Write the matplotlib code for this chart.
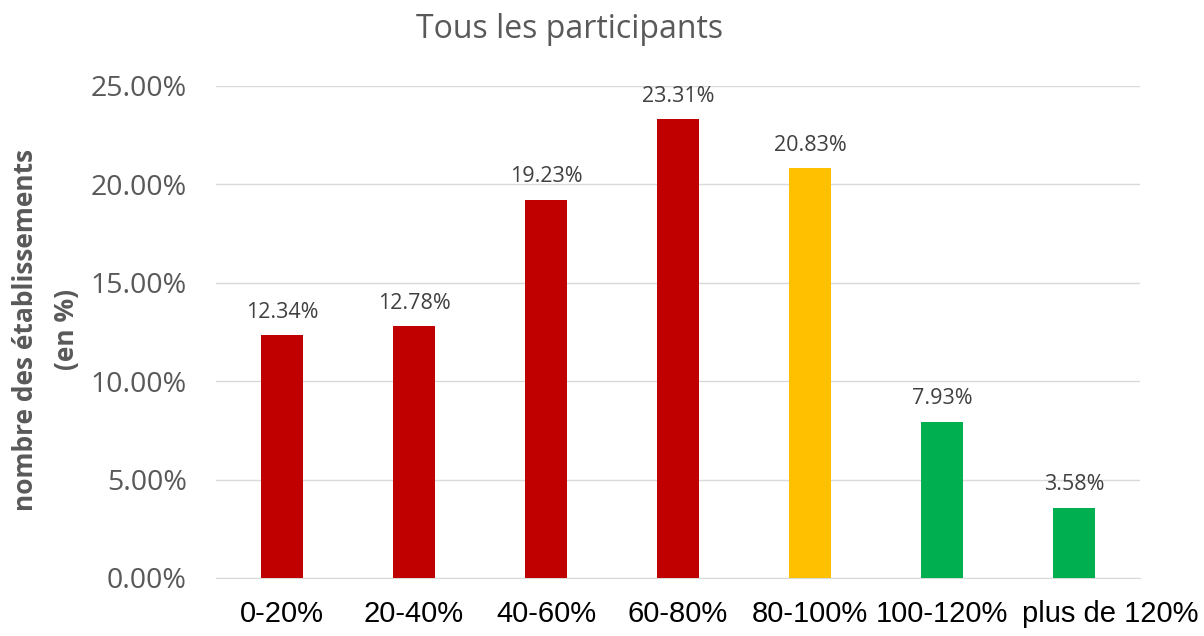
import matplotlib.pyplot as plt
from matplotlib.ticker import FuncFormatter
from matplotlib.transforms import ScaledTranslation

categories = ['0-20%', '20-40%', '40-60%', '60-80%', '80-100%', '100-120%', 'plus de 120%']
values = [12.34, 12.78, 19.23, 23.31, 20.83, 7.93, 3.58]
bar_colors = ['#C00000', '#C00000', '#C00000', '#C00000', '#FFC000', '#00B050', '#00B050']
yticks = [0, 5, 10, 15, 20, 25]

plt.rcParams['font.family'] = ['Open Sans', 'DejaVu Sans']
text_color = '#595959'

fig = plt.figure(figsize=(12.04, 6.36), dpi=100)
ax = fig.add_axes([216 / 1204, 1 - 578 / 636, (1140 - 216) / 1204, (578 - 86) / 636])

x = range(len(categories))
bars = ax.bar(x, values, width=0.32, color=bar_colors, zorder=3)

# value labels above each bar
for xi, v in zip(x, values):
    ax.annotate(f'{v:.2f}%', (xi, v), xytext=(0, 9), textcoords='offset points',
                ha='center', va='bottom', fontsize=15.5, color='#404040')

ax.set_xlim(-0.5, len(categories) - 0.5)
ax.set_ylim(0, 25)
ax.set_yticks(yticks)
ax.yaxis.set_major_formatter(FuncFormatter(lambda v, p: f'{v:.2f}%'))
ax.set_xticks(list(x))
ax.set_xticklabels(categories, fontfamily=['Liberation Sans', 'DejaVu Sans'], fontsize=21)
ax.tick_params(axis='both', length=0)
ax.tick_params(axis='x', pad=16, labelcolor='#000000')
ax.tick_params(axis='y', pad=21, labelsize=20.5, labelcolor=text_color)

# last label is pushed right so it does not run into its neighbour (as in the original)
last = ax.get_xticklabels()[-1]
last.set_transform(last.get_transform() + ScaledTranslation(0.36, 0, fig.dpi_scale_trans))

ax.grid(axis='y', color='#D9D9D9', linewidth=1, zorder=0)
for side in ['top', 'right', 'left']:
    ax.spines[side].set_visible(False)
ax.spines['bottom'].set_color('#D9D9D9')

fig.text(46 / 1204, 1 - 330 / 636, 'nombre des établissements\n(en %)', rotation=90,
         ha='center', va='center', fontsize=19, fontweight='bold', color=text_color,
         linespacing=1.7)
fig.text(570 / 1204, 1 - 29 / 636, 'Tous les participants', ha='center', va='center',
         fontsize=23, color=text_color)

fig.savefig('out.png', dpi=100)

> **Exercise brief**
Copy the data exactly. Any picture it contains is to be omitted.

> **Reply to the task**
Write the matplotlib code for this chart.
import matplotlib.pyplot as plt
from matplotlib.ticker import FuncFormatter
from matplotlib.transforms import ScaledTranslation

categories = ['0-20%', '20-40%', '40-60%', '60-80%', '80-100%', '100-120%', 'plus de 120%']
values = [12.34, 12.78, 19.23, 23.31, 20.83, 7.93, 3.58]
bar_colors = ['#C00000', '#C00000', '#C00000', '#C00000', '#FFC000', '#00B050', '#00B050']
yticks = [0, 5, 10, 15, 20, 25]

plt.rcParams['font.family'] = ['Open Sans', 'DejaVu Sans']
text_color = '#595959'

fig = plt.figure(figsize=(12.04, 6.36), dpi=100)
ax = fig.add_axes([216 / 1204, 1 - 578 / 636, (1140 - 216) / 1204, (578 - 86) / 636])

x = range(len(categories))
bars = ax.bar(x, values, width=0.32, color=bar_colors, zorder=3)

# value labels above each bar
for xi, v in zip(x, values):
    ax.annotate(f'{v:.2f}%', (xi, v), xytext=(0, 9), textcoords='offset points',
                ha='center', va='bottom', fontsize=15.5, color='#404040')

ax.set_xlim(-0.5, len(categories) - 0.5)
ax.set_ylim(0, 25)
ax.set_yticks(yticks)
ax.yaxis.set_major_formatter(FuncFormatter(lambda v, p: f'{v:.2f}%'))
ax.set_xticks(list(x))
ax.set_xticklabels(categories, fontfamily=['Liberation Sans', 'DejaVu Sans'], fontsize=21)
ax.tick_params(axis='both', length=0)
ax.tick_params(axis='x', pad=16, labelcolor='#000000')
ax.tick_params(axis='y', pad=21, labelsize=20.5, labelcolor=text_color)

# last label is pushed right so it does not run into its neighbour (as in the original)
last = ax.get_xticklabels()[-1]
last.set_transform(last.get_transform() + ScaledTranslation(0.36, 0, fig.dpi_scale_trans))

ax.grid(axis='y', color='#D9D9D9', linewidth=1, zorder=0)
for side in ['top', 'right', 'left']:
    ax.spines[side].set_visible(False)
ax.spines['bottom'].set_color('#D9D9D9')

fig.text(46 / 1204, 1 - 330 / 636, 'nombre des établissements\n(en %)', rotation=90,
         ha='center', va='center', fontsize=19, fontweight='bold', color=text_color,
         linespacing=1.7)
fig.text(570 / 1204, 1 - 29 / 636, 'Tous les participants', ha='center', va='center',
         fontsize=23, color=text_color)

fig.savefig('out.png', dpi=100)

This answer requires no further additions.